With the resin-coated proppant systems now available in the art, a problem which contributes to proppant flowback is that the systems may not allow sufficient time for the curable resin coated proppants to come together before the resin cures and the proppants cannot bond together to properly form a three dimensional matrix. Particularly in low permeability, high temperature formations, the time required for close contact can be longer than the time to set. These problems are even more apparent with the increasing demand to perform hydraulic fracturing in hotter, deeper wells.
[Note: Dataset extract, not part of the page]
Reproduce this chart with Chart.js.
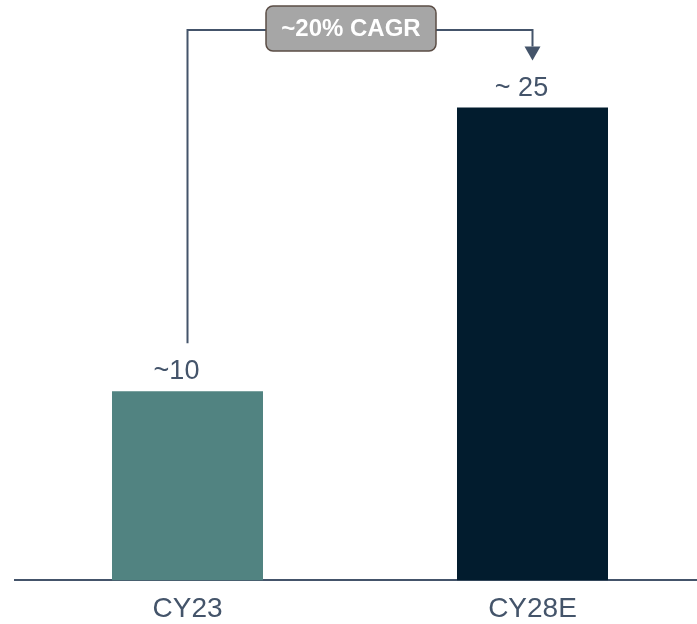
<!DOCTYPE html>
<html>
<head>
<meta charset="utf-8">
<script src="https://cdn.jsdelivr.net/npm/chart.js@4/dist/chart.umd.min.js"></script>
<style>
  html, body { margin: 0; padding: 0; background: #fff; overflow: hidden; }
  #wrap { width: 697px; height: 624px; overflow: hidden; }
</style>
</head>
<body>
<div id="wrap"><canvas id="chart" width="705" height="624"></canvas></div>
<script>
// chart data
const categories = ['CY23', 'CY28E'];
const values = [10, 25];
const valueLabels = ['~10', '~ 25'];
const barColors = ['#518381', '#021c2e'];
const cagrLabel = '~20% CAGR';

const textColor = '#44546a';
const fontFamily = '"Liberation Sans", Arial, sans-serif';

// value labels above each bar
const valueLabelPlugin = {
  id: 'valueLabels',
  afterDatasetsDraw(chart) {
    const ctx = chart.ctx;
    const meta = chart.getDatasetMeta(0);
    ctx.save();
    ctx.fillStyle = textColor;
    ctx.font = '27px ' + fontFamily;
    ctx.textAlign = 'center';
    ctx.textBaseline = 'alphabetic';
    meta.data.forEach((bar, i) => {
      ctx.fillText(valueLabels[i], bar.x - 11, bar.y - 12);
    });
    ctx.restore();
  }
};

// CAGR bracket with arrow and label box
const cagrPlugin = {
  id: 'cagr',
  afterDatasetsDraw(chart) {
    const ctx = chart.ctx;
    const meta = chart.getDatasetMeta(0);
    const a = meta.data[0], b = meta.data[1];
    const lineY = 30;
    const startY = a.y - 48;
    const tipY = b.y - 47;
    const headH = 14, headW = 8;

    ctx.save();
    ctx.strokeStyle = textColor;
    ctx.lineWidth = 2;
    ctx.beginPath();
    ctx.moveTo(a.x, startY);
    ctx.lineTo(a.x, lineY);
    ctx.lineTo(b.x, lineY);
    ctx.lineTo(b.x, tipY - headH);
    ctx.stroke();

    ctx.fillStyle = textColor;
    ctx.beginPath();
    ctx.moveTo(b.x - headW, tipY - headH);
    ctx.lineTo(b.x + headW, tipY - headH);
    ctx.lineTo(b.x, tipY);
    ctx.closePath();
    ctx.fill();

    // label box
    const cx = (a.x + b.x) / 2 - 9;
    const w = 170, h = 45;
    const x = cx - w / 2, y = 6;
    ctx.beginPath();
    ctx.roundRect(x, y, w, h, 7);
    ctx.fillStyle = '#a6a6a6';
    ctx.fill();
    ctx.lineWidth = 1.5;
    ctx.strokeStyle = '#5b4d45';
    ctx.stroke();

    ctx.fillStyle = '#ffffff';
    ctx.font = 'bold 24px ' + fontFamily;
    ctx.textAlign = 'center';
    ctx.textBaseline = 'middle';
    ctx.fillText(cagrLabel, cx, y + h / 2 + 1);
    ctx.restore();
  }
};

new Chart(document.getElementById('chart'), {
  type: 'bar',
  data: {
    labels: categories,
    datasets: [{
      data: values,
      backgroundColor: barColors,
      borderWidth: 0,
      categoryPercentage: 1,
      barPercentage: 0.4377
    }]
  },
  options: {
    responsive: false,
    animation: false,
    layout: { padding: { left: 15, right: 0, top: 13, bottom: -14 } },
    plugins: {
      legend: { display: false },
      tooltip: { enabled: false }
    },
    scales: {
      x: {
        grid: { display: false, drawTicks: false },
        border: { display: true, color: textColor, width: 2 },
        ticks: {
          color: textColor,
          font: { family: fontFamily, size: 28 },
          padding: 12
        }
      },
      y: {
        display: false,
        min: 0,
        max: 30
      }
    }
  },
  plugins: [valueLabelPlugin, cagrPlugin]
});
</script>
</body>
</html>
In an SPE publication, SAND CONTROL, Vol. 1, Henry L. Doherty Series, Ch. 11, 1992, there is an article titled, "PLASTIC CONSOLIDATION PRINCIPLES", by W. L. Penberthy, Jr., and C. M. Chaughnessy, in which it is stated at page 67 that the upper temperature useful for polymers known in the field of hydraulic fracturing is about 300.degree. F. In the same publication, at page 76, it is stated that furans or phenolic furans are very reactive . . . and no method is available to control them internally, such as, for example, in a well. This would appear to summarize the prevalent view of the art in this field. That is, that resin-coated gravels have potential for minimizing proppant flowback and that furan resins might be very useful, but they are unmanageable above about 300.degree. F.
It would fill a need in the art if there were a hydraulic fracturing system available which used curable resin coated proppants which would be essentially inert to strong chemicals used in wells and stable at high temperatures. It would also be very valuable in the art if the cure times could be tailored to suit various conditions.